Assignment is how a running program stores a computed value into a variable. The form is the same for every type — variable = expression — but the conversion rules differ by type (§10).

Arithmetic assignment

      v = e

The expression e is evaluated, then converted to the type of v before being stored (§10.1, Table 4). The conversions that matter:

  • Real/double → integer truncates toward zero (the fractional part is dropped):

          I = 3.9          ! I = 3
          I = -3.9         ! I = -3   (toward zero, not -4)
    
  • Integer → real/double widens exactly; → complex sets the real part, imaginary 0.

  • Assigning a value already of v's type stores it unchanged.

Note the asymmetry with Chapter 6: there, mixing types in an expression converts up; here, the final store converts to the target's type, which may convert down (real → integer) and lose the fraction.

Logical assignment

      LOGICAL FLAG
      FLAG = X .GT. 0.0        ! the relational yields a logical, stored in FLAG

v and e are both logical.

Character assignment

v and e are character; they may differ in length (§10.4). The value is fitted to v's declared length: a shorter value is blank-padded on the right, a longer one is truncated.

      CHARACTER*5 S
      S = 'HI'           ! S = 'HI   '   (padded)
      S = 'HELLO!'       ! S = 'HELLO'   (truncated to 5)

Assigning to a substring changes only those character positions; the rest of the string is untouched (Chapter 5):

      S = 'ABCDE'
      S(2:4) = 'XY'      ! S = 'AXY E'  (RHS fitted to the 3-char slice)

The ASSIGN statement

ASSIGN is a special, narrow form that stores a statement label (not a value) into an integer variable, for use by an assigned GO TO or as a run-time format identifier (§10.3):

      ASSIGN 100 TO LBL
      GO TO LBL                ! jumps to the statement labelled 100
      ...
  100 CONTINUE

While a variable holds an assigned label it must not be used as an ordinary integer.

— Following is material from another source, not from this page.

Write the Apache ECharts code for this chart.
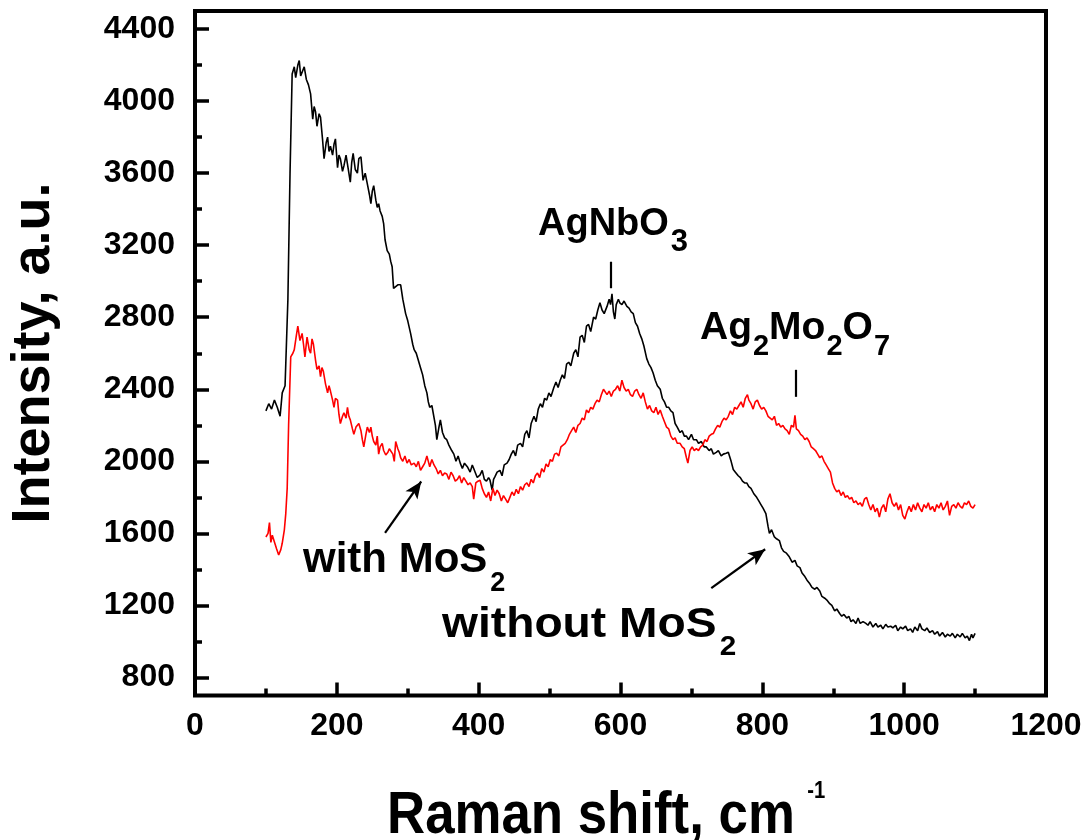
<!DOCTYPE html>
<html>
<head>
<meta charset="utf-8">
<script src="https://cdn.jsdelivr.net/npm/echarts@6/dist/echarts.min.js"></script>
<style>
  html, body { margin: 0; padding: 0; background: #fff; }
  #chart { width: 1090px; height: 840px; }
</style>
</head>
<body>
<div id="chart"></div>
<script>
// Raman spectra, [shift (cm-1), intensity (a.u.)]
const withoutMoS2 = [
  [100,2280],[104,2320],[108,2290],[112,2340],[116,2300],[120,2250],[123,2380],[127,2420],[131,2900],[134,3600],
  [137,4150],[140,4190],[142,4130],[145,4200],[147,4225],[149,4140],[152,4170],[154,4190],[157,4120],[160,4090],
  [163,4040],[166,3900],[168,3970],[170,3940],[172,3860],[175,3930],[177,3910],[180,3780],[182,3680],[185,3770],
  [187,3800],[189,3720],[191,3750],[194,3700],[196,3760],[198,3790],[201,3630],[203,3700],[205,3680],[208,3610],
  [210,3640],[213,3700],[215,3690],[217,3600],[219,3550],[221,3660],[223,3710],[226,3620],[229,3600],[231,3680],
  [234,3690],[237,3560],[240,3600],[243,3540],[246,3480],[248,3430],[250,3500],[252,3530],[255,3450],[257,3410],
  [259,3430],[261,3390],[264,3360],[266,3320],[268,3230],[271,3170],[274,3150],[276,3110],[278,3080],[280,2960],
  [283,2970],[286,2980],[290,2980],[293,2900],[297,2820],[300,2780],[304,2710],[307,2650],[309,2620],[312,2600],
  [315,2560],[318,2520],[321,2480],[324,2420],[327,2380],[329,2330],[331,2300],[334,2310],[336,2300],[339,2200],
  [341,2120],[344,2190],[346,2230],[349,2160],[352,2130],[355,2120],[358,2090],[362,2060],[365,2040],[368,2000],
  [371,2030],[374,1990],[377,1960],[380,1990],[384,1970],[388,1940],[391,1980],[393,1960],[396,1930],[398,1910],
  [402,1925],[405,1950],[408,1900],[411,1890],[414,1910],[416,1895],[419,1840],[421,1900],[423,1915],[426,1940],
  [430,1950],[433,1920],[436,1980],[440,1990],[443,2010],[446,2040],[449,2060],[452,2030],[455,2090],[459,2100],
  [462,2080],[465,2150],[468,2170],[471,2130],[474,2210],[478,2250],[481,2220],[484,2290],[487,2320],[490,2300],
  [493,2350],[496,2340],[499,2380],[502,2360],[506,2410],[509,2440],[512,2410],[515,2450],[518,2480],[521,2460],
  [524,2540],[527,2550],[530,2530],[534,2600],[537,2620],[540,2580],[543,2690],[546,2700],[549,2660],[552,2750],
  [555,2760],[558,2720],[562,2800],[565,2790],[568,2840],[571,2880],[574,2840],[577,2820],[581,2860],[584,2900],
  [586,2870],[588,2930],[590,2830],[592,2790],[594,2870],[597,2900],[599,2880],[602,2870],[605,2890],[609,2860],
  [612,2850],[615,2830],[618,2820],[621,2770],[624,2750],[627,2710],[630,2680],[633,2640],[637,2570],[640,2540],
  [643,2520],[646,2490],[649,2450],[652,2420],[656,2400],[659,2350],[662,2330],[665,2300],[668,2300],[671,2280],
  [674,2270],[677,2210],[680,2190],[684,2160],[687,2170],[690,2140],[693,2140],[696,2120],[700,2150],[703,2120],
  [707,2120],[710,2100],[714,2110],[718,2080],[721,2080],[725,2060],[728,2070],[731,2040],[735,2050],[738,2060],
  [742,2030],[745,2040],[749,2045],[752,2050],[756,2000],[759,1955],[762,1940],[766,1920],[769,1910],[772,1890],
  [775,1880],[778,1880],[781,1860],[784,1850],[788,1820],[792,1800],[795,1780],[798,1760],[801,1740],[805,1710],
  [808,1640],[810,1600],[813,1620],[817,1580],[820,1570],[824,1560],[827,1520],[830,1500],[834,1490],[838,1470],
  [842,1440],[846,1450],[849,1420],[853,1410],[856,1380],[860,1360],[863,1340],[867,1320],[870,1300],[874,1290],
  [877,1300],[881,1280],[884,1250],[888,1240],[891,1230],[895,1210],[898,1200],[902,1170],[905,1180],[909,1155],
  [912,1140],[915,1150],[919,1130],[922,1140],[925,1110],[928,1120],[932,1100],[935,1130],[938,1100],[942,1110],
  [946,1100],[949,1090],[952,1110],[956,1080],[960,1100],[963,1080],[967,1090],[970,1070],[974,1095],[977,1080],
  [981,1085],[984,1075],[988,1090],[991,1060],[995,1080],[998,1070],[1002,1085],[1005,1060],[1009,1070],[1012,1050],
  [1015,1080],[1019,1060],[1022,1100],[1025,1070],[1029,1060],[1032,1075],[1036,1050],[1040,1060],[1043,1040],[1047,1055],
  [1050,1030],[1054,1050],[1058,1025],[1061,1040],[1065,1030],[1068,1045],[1072,1020],[1075,1040],[1079,1025],[1082,1045],
  [1086,1020],[1089,1030],[1092,1005],[1095,1040],[1097,1020],[1100,1045]
];

const withMoS2 = [
  [100,1580],[103,1600],[105,1660],[107,1550],[109,1590],[111,1565],[113,1540],[115,1515],[118,1480],[121,1510],
  [123,1545],[126,1620],[128,1710],[130,1850],[132,2200],[135,2580],[138,2600],[140,2620],[143,2700],[145,2750],
  [148,2670],[151,2710],[153,2650],[155,2580],[158,2690],[161,2620],[163,2600],[165,2680],[167,2650],[170,2560],
  [172,2510],[175,2530],[177,2470],[179,2520],[181,2500],[184,2430],[187,2380],[189,2420],[191,2390],[194,2340],
  [196,2300],[198,2350],[201,2340],[203,2260],[205,2210],[208,2250],[210,2270],[213,2240],[215,2300],[217,2250],
  [219,2230],[222,2180],[224,2150],[227,2190],[229,2200],[231,2210],[234,2170],[236,2120],[238,2080],[241,2150],
  [243,2190],[246,2160],[248,2190],[250,2140],[252,2110],[255,2090],[257,2140],[259,2040],[261,2080],[264,2100],
  [266,2060],[269,2035],[272,2050],[274,2070],[276,2075],[279,2040],[281,2000],[283,2110],[286,2070],[288,2050],
  [290,2020],[293,2000],[296,2030],[299,1990],[302,2010],[305,1980],[309,1990],[312,1970],[315,2000],[318,1950],
  [321,1970],[324,1990],[327,2030],[329,2000],[331,1970],[334,2010],[337,1980],[340,1960],[343,1930],[346,1950],
  [349,1920],[352,1935],[355,1930],[358,1900],[361,1940],[364,1920],[367,1890],[370,1900],[373,1920],[376,1880],
  [379,1910],[382,1890],[385,1870],[388,1880],[391,1860],[393,1790],[396,1880],[399,1890],[402,1895],[405,1850],
  [408,1820],[411,1800],[414,1830],[417,1780],[420,1850],[423,1810],[426,1840],[429,1820],[432,1780],[435,1810],
  [438,1790],[441,1770],[444,1800],[447,1830],[450,1810],[453,1845],[456,1820],[459,1860],[462,1840],[465,1870],
  [468,1880],[471,1860],[474,1900],[477,1880],[480,1920],[483,1935],[486,1910],[489,1960],[492,1940],[495,1985],
  [498,1970],[501,2010],[504,2000],[507,2040],[510,2045],[513,2030],[516,2080],[519,2090],[522,2100],[525,2120],
  [528,2150],[531,2170],[534,2190],[537,2160],[540,2200],[543,2210],[546,2240],[549,2230],[552,2285],[555,2270],
  [558,2300],[561,2290],[564,2320],[567,2340],[570,2330],[573,2370],[576,2400],[578,2410],[581,2370],[584,2390],
  [587,2360],[590,2390],[593,2400],[596,2420],[599,2390],[602,2450],[605,2410],[608,2390],[611,2400],[614,2370],
  [617,2360],[620,2390],[623,2400],[626,2370],[629,2350],[632,2380],[635,2330],[638,2290],[641,2310],[644,2280],
  [647,2270],[650,2300],[653,2260],[656,2285],[659,2250],[662,2220],[665,2190],[668,2180],[671,2140],[674,2120],
  [677,2130],[680,2100],[684,2100],[687,2080],[690,2070],[693,2020],[695,1990],[698,2060],[701,2080],[704,2060],
  [707,2070],[710,2060],[713,2080],[716,2090],[719,2120],[722,2110],[725,2140],[728,2150],[731,2155],[734,2180],
  [737,2200],[740,2190],[743,2220],[746,2240],[749,2230],[752,2250],[755,2280],[758,2260],[761,2300],[764,2290],
  [767,2310],[770,2330],[773,2300],[776,2350],[779,2370],[781,2340],[784,2320],[787,2290],[790,2330],[793,2340],
  [796,2310],[799,2290],[802,2300],[805,2280],[808,2250],[811,2240],[814,2230],[817,2250],[820,2200],[823,2210],
  [826,2190],[829,2200],[832,2180],[835,2170],[838,2150],[841,2200],[844,2190],[846,2255],[848,2180],[851,2170],
  [854,2150],[857,2140],[860,2120],[863,2130],[866,2110],[869,2080],[872,2070],[875,2060],[878,2040],[881,2020],
  [884,2030],[887,2000],[890,1980],[893,1960],[896,1940],[899,1880],[902,1850],[905,1830],[908,1840],[911,1810],
  [914,1830],[917,1800],[920,1810],[923,1790],[926,1800],[929,1770],[932,1780],[935,1760],[938,1770],[941,1750],
  [944,1790],[947,1800],[950,1760],[953,1730],[956,1760],[959,1720],[962,1740],[965,1690],[968,1740],[971,1760],
  [974,1720],[977,1790],[980,1820],[983,1770],[986,1750],[989,1770],[992,1730],[995,1760],[998,1700],[1001,1680],
  [1004,1720],[1007,1750],[1010,1720],[1013,1760],[1016,1730],[1019,1770],[1022,1740],[1025,1720],[1028,1760],[1031,1740],
  [1034,1770],[1037,1730],[1040,1750],[1043,1720],[1046,1760],[1049,1740],[1052,1770],[1055,1730],[1058,1750],[1061,1780],
  [1064,1700],[1067,1750],[1070,1760],[1073,1740],[1076,1770],[1079,1750],[1082,1740],[1085,1770],[1088,1760],[1091,1780],
  [1094,1750],[1097,1740],[1100,1760]
];

// Axis ticks
const xMajorTicks = [0, 200, 400, 600, 800, 1000, 1200];
const xMinorTicks = [100, 300, 500, 700, 900, 1100];
const yMajorTicks = [800, 1200, 1600, 2000, 2400, 2800, 3200, 3600, 4000, 4400];
const yMinorTicks = [1000, 1400, 1800, 2200, 2600, 3000, 3400, 3800, 4200];

// Peak markers and pointer arrows, in data units: [[x1, y1], [x2, y2]]
const peakAgNbO3 = [[586, 3108], [586, 2961]];
const peakAg2Mo2O7 = [[846.5, 2508], [846.5, 2358]];
const arrowWith = [[268, 1603], [319, 1888]];
const arrowWithout = [[728, 1296], [804, 1512]];

const FONT = "'Liberation Sans', Arial, Helvetica, sans-serif";
const measureCtx = document.createElement('canvas').getContext('2d');
function textWidth(str, size) {
  measureCtx.font = 'bold ' + size + 'px ' + FONT;
  return measureCtx.measureText(str).width;
}

// Text with subscript / superscript runs, placed by its left edge and baseline.
// parts: plain strings, or {s: '2', dy: 15, gap: 2} for shifted runs.
function scriptText(left, baseline, parts, size, smallSize, scaleX) {
  const children = [];
  let cx = 0;
  parts.forEach(function (p) {
    const shifted = typeof p !== 'string';
    const str = shifted ? p.s : p;
    const fs = shifted ? smallSize : size;
    const dy = shifted ? p.dy : 0;
    if (shifted && p.gap) cx += p.gap;
    children.push({
      type: 'text',
      x: cx,
      y: dy - 0.3465 * fs,
      style: {
        text: str, font: 'bold ' + fs + 'px ' + FONT, fill: '#000',
        textAlign: 'left', textVerticalAlign: 'middle', align: 'left', verticalAlign: 'middle'
      }
    });
    cx += textWidth(str, fs);
  });
  return { type: 'group', x: left, y: baseline, scaleX: scaleX || 1, children: children };
}

function segment(pair, withArrow) {
  return [
    { coord: pair[0], symbol: 'none' },
    { coord: pair[1], symbol: withArrow ? 'arrow' : 'none', symbolSize: [11, 17] }
  ];
}

const chart = echarts.init(document.getElementById('chart'), null, { renderer: 'canvas' });

const tickLabel = {
  color: '#000', fontSize: 32, fontWeight: 'bold', fontFamily: FONT,
  formatter: function (v) { return String(v); }
};
const tickLine = { color: '#000', width: 3.5 };

chart.setOption({
  animation: false,
  backgroundColor: '#fff',
  grid: {
    left: 195, top: 11, width: 851, height: 684.5,
    show: true, borderColor: '#000', borderWidth: 4, backgroundColor: 'transparent'
  },
  xAxis: [
    {
      type: 'value', min: 0, max: 1200, interval: 200,
      axisLine: { show: false },
      axisTick: { show: true, inside: true, length: 13, customValues: xMajorTicks, lineStyle: tickLine },
      splitLine: { show: false },
      axisLabel: Object.assign({ margin: 15, customValues: xMajorTicks }, tickLabel)
    },
    {
      type: 'value', min: 0, max: 1200, position: 'bottom',
      axisLine: { show: false },
      axisTick: { show: true, inside: true, length: 7, customValues: xMinorTicks, lineStyle: tickLine },
      splitLine: { show: false },
      axisLabel: { show: false }
    }
  ],
  yAxis: [
    {
      type: 'value', min: 700, max: 4500,
      axisLine: { show: false },
      axisTick: { show: true, inside: true, length: 14, customValues: yMajorTicks, lineStyle: tickLine },
      splitLine: { show: false },
      axisLabel: Object.assign({ margin: 20, customValues: yMajorTicks }, tickLabel)
    },
    {
      type: 'value', min: 700, max: 4500, position: 'left',
      axisLine: { show: false },
      axisTick: { show: true, inside: true, length: 7, customValues: yMinorTicks, lineStyle: tickLine },
      splitLine: { show: false },
      axisLabel: { show: false }
    }
  ],
  series: [
    {
      name: 'without MoS2', type: 'line', data: withoutMoS2,
      showSymbol: false, symbol: 'none', smooth: false,
      lineStyle: { color: '#000', width: 1.6 },
      z: 2,
      markLine: {
        silent: true, animation: false,
        label: { show: false },
        lineStyle: { color: '#000', width: 2.2, type: 'solid' },
        data: [segment(peakAgNbO3, false), segment(peakAg2Mo2O7, false),
               segment(arrowWith, true), segment(arrowWithout, true)]
      }
    },
    {
      name: 'with MoS2', type: 'line', data: withMoS2,
      showSymbol: false, symbol: 'none', smooth: false,
      lineStyle: { color: '#ff0000', width: 1.6 },
      z: 3
    }
  ],
  graphic: [
    // axis titles
    {
      type: 'text', x: 34, y: 353, rotation: Math.PI / 2,
      style: {
        text: 'Intensity, a.u.', font: 'bold 54px ' + FONT, fill: '#000',
        textAlign: 'center', textVerticalAlign: 'middle', align: 'center', verticalAlign: 'middle'
      }
    },
    scriptText(387, 837, ['Raman shift, cm', { s: '-1', dy: -37, gap: 14 }], 60, 23, 0.88),
    // peak and sample labels
    scriptText(538, 238, ['AgNbO', { s: '3', dy: 15, gap: 2 }], 38, 31),
    scriptText(700, 342, ['Ag', { s: '2', dy: 15, gap: 1 }, 'Mo', { s: '2', dy: 15, gap: 1 }, 'O', { s: '7', dy: 15, gap: 1 }], 39, 29),
    scriptText(303, 575, ['with MoS', { s: '2', dy: 18, gap: 3 }], 42, 27),
    scriptText(442, 640, ['without MoS', { s: '2', dy: 17, gap: 3 }], 42, 27, 1.1)
  ]
});
</script>
</body>
</html>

ASSIGN and the assigned GO TO are little used in new code; you will meet them in older programs (Chapter 11).


forterp notes. Assignment conversions follow Table 4 exactly, including the truncate-toward- zero rule and the character pad/truncate rule. Two edges handled per the audit: assigning to a PARAMETER named constant is a hard error (Chapter 8), and a character substring target outside 1 ≤ e1 ≤ e2 ≤ len is unspecified by default / an error under bounds_check (Chapter 5).